Reflecting the City’s new “Living With Water” approach to resilience, the innovative Blue & Green Corridors Project will transform major thoroughfares into a network of Blue and Green Corridors. These canals and natural drainage features will reduce flood risk and subsidence, while improving quality of life for residents. The project will provide environmental, social, health, recreational and economic benefits to surrounding neighborhoods by reducing flood risk, providing park and recreation spaces, improving opportunities for safe walking and biking, and supporting revitalization and investment.
“The Blue and Green Corridors Project exemplifies the innovation of water management and solutions that we know we need in the city of New Orleans,” said Mayor Cantrell. “We’re taking the necessary steps to ensure that we can sustain our presence in our city and in the Gentilly community. Managing water is a top priority for the City of New Orleans.”
The project will focus first on the following streets: Robert E. Lee Boulevard, Prentiss Avenue, Filmore Avenue, Mirabeau Avenue, Elysian Fields Avenue, Franklin Avenue and Peoples Avenue. Neutral grounds and City-owned park land located at the intersections of Robert E. Lee Boulevard with St. Roch Avenue and St. Anthony Avenue will offer a combination of drainage and recreation opportunities.
Like many cities around the country, the New Orleans works to manage stormwater runoff, which can lead to flooding, poor water quality and devalued property. The U.S. Department of Housing and Urban Development (HUD) awarded the City of New Orleans $141 million in federal funding to reduce risk from flooding and subsidence by creating spaces to capture stormwater in the urban landscape in the Gentilly area.
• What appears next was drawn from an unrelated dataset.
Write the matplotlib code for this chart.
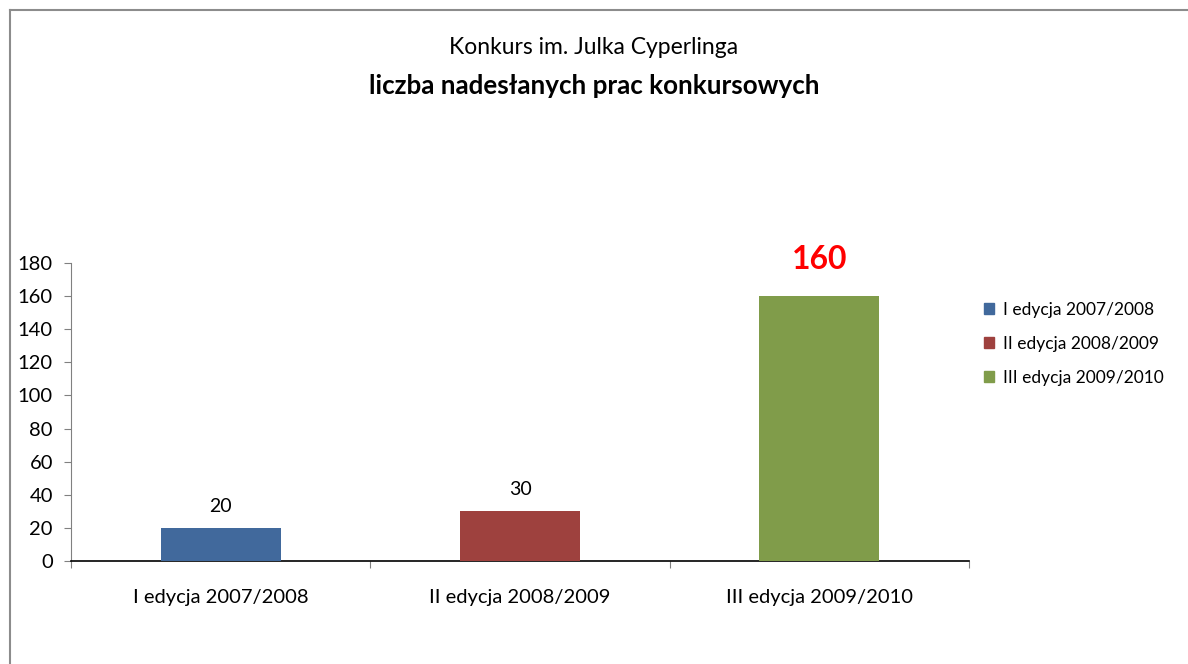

These projects, known as the Gentilly Resilience District, also aim to beautify neighborhoods, support economic development and improve recreation and health.
“These projects, made possible by a competitive HUD grant, will examine the whole health of a neighborhood — access to transit, access to jobs and critical services, protection from flooding, and health effects from heat –- in a way that was not possible under past funding,” said Mary Kincaid, Chief Resilience Officer for the City of New Orleans. “We see these projects as pilots illustrating the potential of green infrastructure to reduce flooding, reduce urban heat, and improve public health. We are excited about the potential to expand this approach into other neighborhoods.”
On Saturday, Sept. 22, 2018, the City of New Orleans will host an interactive public visioning workshop for the Blue & Green Corridors Project. The workshop will take place at Pierre A. Capdau Charter School at Avery Alexander, located at 5800 St. Roch Ave. in Gentilly, from 10 a.m. to 1 p.m. Gentilly residents are encouraged to attend the workshop to learn about this important resilience project and provide community input. At the workshop, community members will help develop initial design ideas and share concerns and preferences about drainage and flooding issues, potential parks and recreation areas and transportation options. Representatives from the Office of Resilience and Sustainability and the project design team will be present to answer questions and work with participants.
“We are embarking on an unprecedented effort to reduce flooding, create parks and recreation, beautify the Gentilly community, and improve mobility,” highlighted Dan Grandal, Stantec design team lead. “Community input is imperative to our success.”